30 abril, 2009

El día que murió Franco fui un niño muy feliz

A mis siete años, aquellos días sin colegio en mitad de un noviembre gris parecían un adelanto de las vacaciones de navidad. Cuando pregunté a mis padres por el motivo de esos inesperados momentos de juegos, lejos de los pupitres y del olor a tiza, su respuesta fue: “porque Franco se ha muerto”.

Llevado por mi inocencia infantil respondí que Franco podría morirse cada mes y así disfrutar de más vacaciones inesperadas. No entendí por qué mis padres me riñeron con tanta severidad, haciéndome prometer que no volvería a hacer ese comentario, especialmente delante de desconocidos. Tampoco entendí por qué en la televisión solo se escuchaban himnos militares y aparecía una interminable cola de personas tristes que avanzaban despacio entre lágrimas. Mi abuela María también lloraba como no la había visto antes, con el consiguiente enfado de mi abuelo Rafael. Lo que tienes que hacer es celebrar la muerte del cabrón que te metió en la cárcel y mató a tu hermano, le regañaba el viejo anarquista. Yo pensaba que ella lloraba por los mismos motivos que los señores con bigotito de la larga fila. No entendía nada. Más tarde descubrí que las razones de su llanto eran muy distintas. Mi abuela guardaba tan adentro la pena y el sufrimiento de muchos años, que ni siquiera los días de libertad que vendrían más tarde los harían olvidar.

Años después, en una mañana adolescente de verano, tranquila y larga como solo las mañanas de vacaciones pueden serlo, mi tía Encarna empezó a contarme la historia de mi familia, los motivos por los que mi tía Resu había nacido en una cárcel; por qué una curiosa unidad de medida, la mitaílla de anís que solía pedir mi bisabuelo en la taberna para combatir el frío del duro trabajo en el campo, dio origen al viejo apodo con el que les conocieron en aquel pueblo de la vega granadina; supe que mi madre cantaba nanas para no oír los estallidos de las bombas… y comprendí el llanto de aquella otra mañana de un noviembre que ya me parecía lejano.

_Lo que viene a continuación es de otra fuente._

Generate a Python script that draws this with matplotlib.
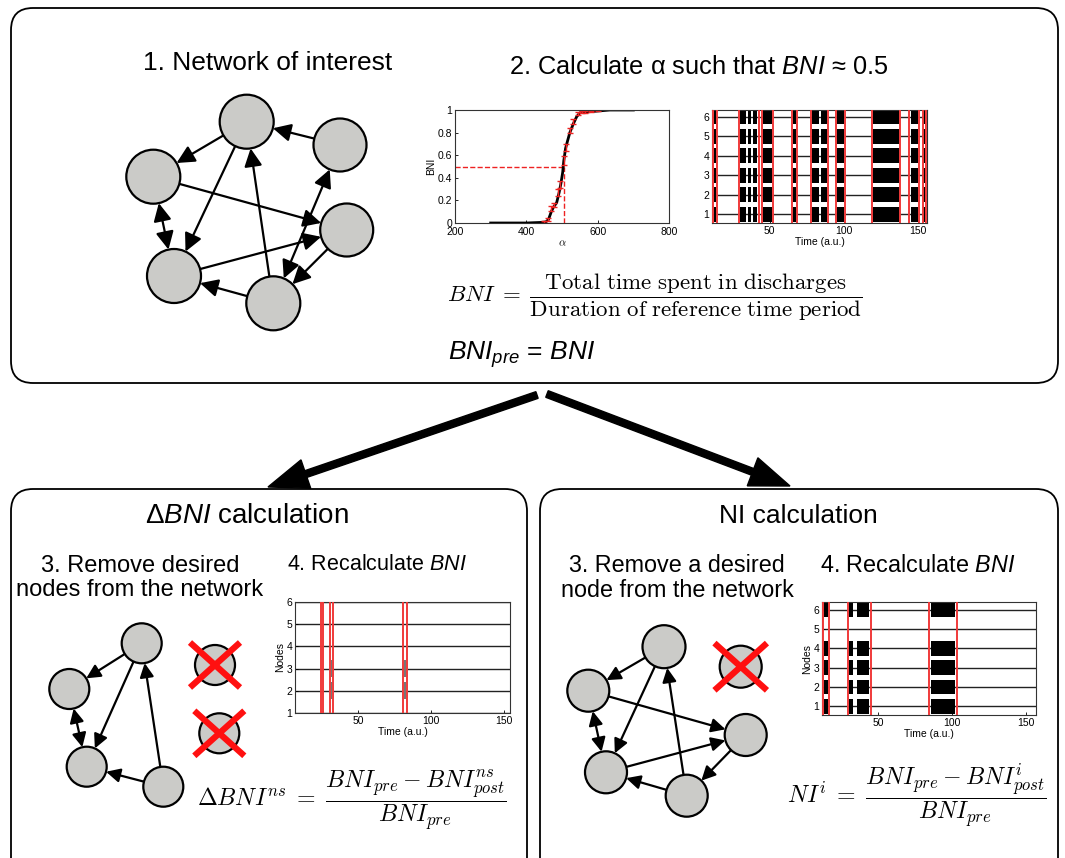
import math

import matplotlib
matplotlib.use("Agg")
import matplotlib.pyplot as plt
from matplotlib.patches import Circle, FancyBboxPatch, FancyArrowPatch

plt.rcParams["font.family"] = ["Liberation Sans", "DejaVu Sans"]
plt.rcParams["mathtext.fontset"] = "custom"
plt.rcParams["mathtext.rm"] = "Liberation Sans"
plt.rcParams["mathtext.it"] = "Liberation Sans:italic"

W, H = 1065, 858

# BNI as a function of the excitability parameter alpha
alpha = [300, 350, 400, 440, 455, 462, 470, 476, 485, 492, 497, 502, 505, 510,
         515, 522, 532, 541, 550, 560, 578, 597, 634, 700]
bni = [0.0, 0.0, 0.0, 0.005, 0.01, 0.03, 0.1, 0.14, 0.18, 0.27, 0.35, 0.45, 0.55,
       0.66, 0.72, 0.8, 0.88, 0.94, 0.975, 0.98, 0.985, 0.99, 1.0, 1.0]
err_alpha = [450, 462, 470, 478, 490, 495, 505, 512, 522, 532, 545, 555, 565, 580, 600]
err_bni = [0.01, 0.03, 0.13, 0.16, 0.27, 0.34, 0.55, 0.67, 0.82, 0.9, 0.97, 0.98,
           0.985, 0.99, 0.995]
err_sd = [0.01, 0.01, 0.02, 0.02, 0.03, 0.03, 0.04, 0.03, 0.02, 0.02, 0.01, 0.01,
          0.01, 0.005, 0.005]
alpha_star = 505
bni_target = 0.5

channels = [1, 2, 3, 4, 5, 6]

# discharge windows (red) and bursts (black) for the full network
full_windows = [(11.7, 14.4), (29.0, 42.5), (44.7, 52.1), (64.9, 68.3), (77.8, 89.0),
                (94.6, 100.4), (118.9, 138.0), (143.6, 150.8), (153.0, 155.5)]
full_bursts = [(12.2, 14.0), (29.7, 34.2), (35.1, 37.5), (38.7, 41.3), (45.4, 51.5),
               (65.4, 67.9), (78.4, 82.9), (84.7, 88.5), (95.3, 99.9), (119.6, 137.5),
               (145.2, 149.7), (153.5, 155.0)]

# after removing a set of nodes
ns_windows = [(24.7, 26.3), (30.8, 33.1), (81.0, 83.3)]
ns_bursts = [(25.2, 25.8), (31.4, 32.5), (81.6, 82.7)]
ns_channels = [2, 3]

# after removing a single node (node 5)
ni_windows = [(12.9, 16.5), (29.3, 45.1), (84.7, 103.2)]
ni_bursts = [(13.1, 15.8), (30.5, 33.0), (35.6, 43.6), (85.8, 102.3)]
ni_channels = [1, 2, 3, 4, 6]

fig = plt.figure(figsize=(W / 100, H / 100), dpi=100)
ax = fig.add_axes([0, 0, 1, 1])
ax.set_xlim(0, W)
ax.set_ylim(H, 0)
ax.axis("off")


def box(x0, y0, x1, y1):
    ax.add_patch(FancyBboxPatch((x0, y0), x1 - x0, y1 - y0,
                                boxstyle="round,pad=0,rounding_size=22",
                                fc="white", ec="black", lw=1.3))


box(11, 8, 1058, 383)
box(11, 489, 527, 880)
box(540, 489, 1058, 880)

# big flow arrows
for x0, y0, x1, y1 in [(537, 395, 268, 487), (547, 394, 790, 486)]:
    ax.arrow(x0, y0, x1 - x0, y1 - y0, width=7, head_width=30, head_length=40,
             length_includes_head=True, fc="black", ec="black")


def network(nodes, edges, removed, hscale):
    for a, b, both in edges:
        (xa, ya, ra), (xb, yb, rb) = nodes[a], nodes[b]
        d = math.hypot(xb - xa, yb - ya)
        ux, uy = (xb - xa) / d, (yb - ya) / d
        p0 = (xa + ux * ra, ya + uy * ra)
        p1 = (xb - ux * rb, yb - uy * rb)
        style = "<|-|>" if both else "-|>"
        ax.add_patch(FancyArrowPatch(p0, p1, arrowstyle=f"{style},head_length=0.6,head_width=0.3",
                                     mutation_scale=hscale, lw=1.6, color="black",
                                     shrinkA=0, shrinkB=0, zorder=2))
    for x, y, r in nodes.values():
        ax.add_patch(Circle((x, y), r, fc="#cbcbc8", ec="black", lw=1.6, zorder=3))
    for x, y, r in removed:
        ax.add_patch(Circle((x, y), r, fc="#cbcbc8", ec="black", lw=1.6, zorder=3))
        s = r * 1.25
        ax.plot([x - s, x + s], [y - s * 0.9, y + s * 0.9], color="#ff1010", lw=4.5,
                solid_capstyle="butt", zorder=4)
        ax.plot([x - s, x + s], [y + s * 0.9, y - s * 0.9], color="#ff1010", lw=4.5,
                solid_capstyle="butt", zorder=4)


top_nodes = {"A": (246.7, 121.7, 27), "B": (340, 145, 26.5), "C": (153.3, 176.7, 27),
             "D": (346.7, 230, 26.5), "E": (174, 276, 27), "F": (273.3, 303.3, 27)}
top_edges = [("A", "C", False), ("B", "A", False), ("A", "E", False), ("C", "E", True),
             ("C", "D", False), ("E", "D", False), ("F", "A", False), ("F", "B", True),
             ("D", "F", False), ("F", "E", False)]
network(top_nodes, top_edges, [], 18)

ns_nodes = {"A": (141.7, 643.3, 20), "C": (69.3, 689, 20), "E": (86.7, 766.7, 20),
            "F": (163.3, 786.7, 20)}
ns_edges = [("A", "C", False), ("A", "E", False), ("C", "E", True), ("F", "A", False),
            ("F", "E", False)]
network(ns_nodes, ns_edges, [(215, 665, 20), (219.3, 733.3, 20)], 14)

ni_nodes = {"A": (664, 646.7, 21.5), "C": (588.3, 690.7, 21), "D": (745.7, 735, 21),
            "E": (606, 772.3, 21), "F": (686.7, 795.7, 21)}
ni_edges = [("A", "C", False), ("A", "E", False), ("C", "E", True), ("C", "D", False),
            ("E", "D", False), ("F", "A", False), ("D", "F", False), ("F", "E", False)]
network(ni_nodes, ni_edges, [(740.7, 666.7, 21)], 14)

# headings and step labels
ax.text(268, 63, "1. Network of interest", ha="center", va="center", fontsize=19)
ax.text(699, 67, "2. Calculate α such that $BNI$ ≈ 0.5", ha="center", va="center",
        fontsize=18.3)
ax.text(655, 297, r"$BNI\;=\;\dfrac{\mathrm{Total\ time\ spent\ in\ discharges}}"
        r"{\mathrm{Duration\ of\ reference\ time\ period}}$",
        ha="center", va="center", fontsize=16.5, math_fontfamily="cm")
ax.text(448, 355, "$BNI_{pre}$ = $BNI$", ha="left", va="center", fontsize=19)

ax.text(247, 516, r"$\mathit{ΔBNI}$ calculation", ha="center", va="center", fontsize=20)
ax.text(798, 516, "NI calculation", ha="center", va="center", fontsize=19)
ax.text(140, 578, "3. Remove desired\nnodes from the network", ha="center", va="center",
        fontsize=17, linespacing=1.15)
ax.text(377, 565, "4. Recalculate $BNI$", ha="center", va="center", fontsize=15.5)
ax.text(677, 578, "3. Remove a desired\nnode from the network", ha="center", va="center",
        fontsize=16.8, linespacing=1.15)
ax.text(918, 565, "4. Recalculate $BNI$", ha="center", va="center", fontsize=16.8)

ax.text(352, 800, r"$\Delta BNI^{ns}\;=\;\dfrac{BNI_{pre} - BNI^{ns}_{post}}{BNI_{pre}}$",
        ha="center", va="center", fontsize=17.2, math_fontfamily="cm")
ax.text(917, 795, r"$NI^{i}\;=\;\dfrac{BNI_{pre} - BNI^{i}_{post}}{BNI_{pre}}$",
        ha="center", va="center", fontsize=17.2, math_fontfamily="cm")


def px_axes(x0, y0, x1, y1):
    a = fig.add_axes([x0 / W, 1 - y1 / H, (x1 - x0) / W, (y1 - y0) / H])
    a.tick_params(direction="in", labelsize=7.5, length=2, width=0.6, pad=2)
    for s in a.spines.values():
        s.set_linewidth(0.8)
        s.set_color("#333333")
    return a


# BNI vs alpha
sa = px_axes(455, 110, 669, 223)
sa.plot([200, alpha_star], [bni_target, bni_target], ls="--", color="#ee2222", lw=1)
sa.plot([alpha_star, alpha_star], [0, bni_target], ls="--", color="#ee2222", lw=1)
sa.plot(alpha, bni, color="black", lw=2)
sa.errorbar(err_alpha, err_bni, yerr=err_sd, fmt="none", ecolor="#ee2222", elinewidth=1,
            capsize=2)
sa.set_xlim(200, 800)
sa.set_ylim(0, 1)
sa.set_xticks([200, 400, 600, 800])
sa.set_yticks([0, 0.2, 0.4, 0.6, 0.8, 1])
sa.set_yticklabels(["0", "0.2", "0.4", "0.6", "0.8", "1"])
sa.tick_params(axis="x", pad=3)
sa.set_xlabel(r"$\alpha$", fontsize=8, math_fontfamily="cm", labelpad=1)
sa.set_ylabel("BNI", fontsize=7.5, labelpad=1)


def raster(a, windows, bursts, active, shade, xlim, ylim, ylabel):
    for ch in channels:
        a.axhline(ch, color="#222222", lw=1.0, zorder=1)
        if ch in active:
            a.broken_barh([(s, e - s) for s, e in bursts], (ch - 0.38, 0.76),
                          facecolors=shade, zorder=2)
    for s, e in windows:
        a.axvline(s, color="#f03a3a", lw=1.4, zorder=3)
        a.axvline(e, color="#f03a3a", lw=1.4, zorder=3)
    a.set_xlim(*xlim)
    a.set_ylim(*ylim)
    a.set_xticks([50, 100, 150])
    a.set_yticks(channels)
    a.set_xlabel("Time (a.u.)", fontsize=7.5, labelpad=1)
    if ylabel:
        a.set_ylabel("Nodes", fontsize=7.5, labelpad=1)


ra = px_axes(712, 110, 927, 223)
raster(ra, full_windows, full_bursts, channels, "black", (11, 156), (0.55, 6.35), False)

rb = px_axes(295, 602, 510, 713)
raster(rb, ns_windows, ns_bursts, ns_channels, "#777777", (7, 154), (1, 6), True)

rc = px_axes(822, 602, 1036, 715)
raster(rc, ni_windows, ni_bursts, ni_channels, "black", (12, 157), (0.56, 6.39), True)

fig.savefig("out.png", dpi=100)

Mi abuela sobrevivió apenas tres años al dictador y nunca me contó su historia, pero esa mañana descubrí por qué el miedo y el hambre son el mejor cemento para unir a las familias, por qué, en las situaciones más desesperadas, las personas sencillas y anónimas se convierten en héroes sin pretenderlo, por qué el sufrimiento más amargo pervive escondido durante años y generaciones.


Aquellas historias, contadas aún en voz baja, desplegaban en mi mente cientos de imágenes, como las viejas fotografías de este libro y decidí que algún día tomaría los retales dispersos para escribir una novela, la historia de los que lucharon y sobrevivieron para que yo pudiera hoy comenzar a escribirla desde el cielo, en un avión; porque, más allá de la pobreza, del miedo, del odio, la dignidad fue el mejor tesoro que ellos pudieron legarnos.

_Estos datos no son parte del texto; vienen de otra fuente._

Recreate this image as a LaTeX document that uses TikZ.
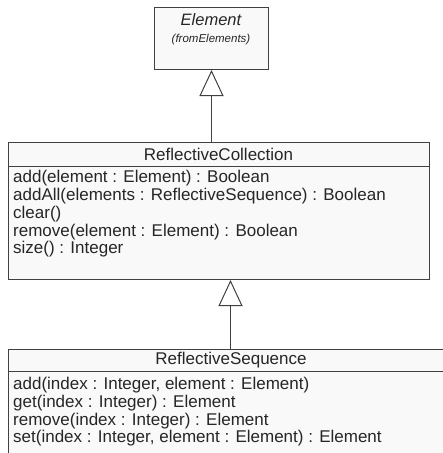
\documentclass[tikz,border=0pt]{standalone}
\usepackage{fontspec}
\setmainfont{Liberation Sans}
\usetikzlibrary{arrows.meta}
\definecolor{boxfill}{HTML}{F9F9F9}
\definecolor{edge}{HTML}{404040}
\begin{document}
\begin{tikzpicture}[x=1pt,y=-1pt,
  classbox/.style={draw=edge, line width=1pt, fill=boxfill, anchor=north west, inner sep=0pt},
  optext/.style={anchor=west, inner sep=0pt, font=\fontsize{17}{18}\selectfont, text height=12.5pt, text depth=3.6pt, text=black!85},
  headtext/.style={inner sep=0pt, font=\fontsize{17}{18}\selectfont, text=black!85},
  gen/.style={draw=edge, line width=1pt, -{Triangle[open, length=26pt, width=24pt, fill=white]}}]
\clip (0,0) rectangle (443,453);
\useasboundingbox (0,0) rectangle (443,453);
% Element (abstract, imported)
\node[classbox, minimum width=114pt, minimum height=62pt] (elem) at (154,7) {};
\node[headtext, font=\fontsize{16.5}{18}\selectfont\itshape] (elemname) at (211,20) {Element};
\node[headtext, font=\fontsize{11.5}{13}\selectfont\itshape] (elemfrom) at (211,40) {(fromElements)};
% ReflectiveCollection
\node[classbox, minimum width=421pt, minimum height=137pt] (coll) at (8,142) {};
\draw[edge, line width=1pt] (8,166) -- (429,166);
\node[headtext] (collname) at (218.5,154.5) {ReflectiveCollection};
\node[optext] (c1) at (13,178.5) {add(element : Element) : Boolean};
\node[optext] (c2) at (13,196.5) {addAll(elements : ReflectiveSequence) : Boolean};
\node[optext] (c3) at (13,214.5) {clear()};
\node[optext] (c4) at (13,232) {remove(element : Element) : Boolean};
\node[optext] (c5) at (13,249.5) {size() : Integer};
% ReflectiveSequence
\node[classbox, minimum width=444pt, minimum height=140pt] (seq) at (8,349) {};
\draw[edge, line width=1pt] (8,371) -- (452,371);
\node[headtext] (seqname) at (231,360.5) {ReflectiveSequence};
\node[optext] (s1) at (13,385) {add(index : Integer, element : Element)};
\node[optext] (s2) at (13,403) {get(index : Integer) : Element};
\node[optext] (s3) at (13,421) {remove(index : Integer) : Element};
\node[optext] (s4) at (13,438.5) {set(index : Integer, element : Element) : Element};
% generalizations
\draw[gen] (elem.south |- coll.north) -- (elem.south);
\draw[gen] (seq.north) -- (seq.north |- coll.south);
\end{tikzpicture}
\end{document}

Mi tía se marchó para siempre hace una semana y ahora la recuerdo contándomela. Se fue postrada por la enfermedad, pero luchando hasta el final. El médico, sorprendido por tan inútil esfuerzo, dijo que la generación que nació con la guerra había aprendido a sufrir tanto, que no sabían irse de otra forma.


Este libro pretende ser una celebración que reúna a cuatro generaciones de Mitaíllas y un homenaje a la persona que empezó a contarme la historia.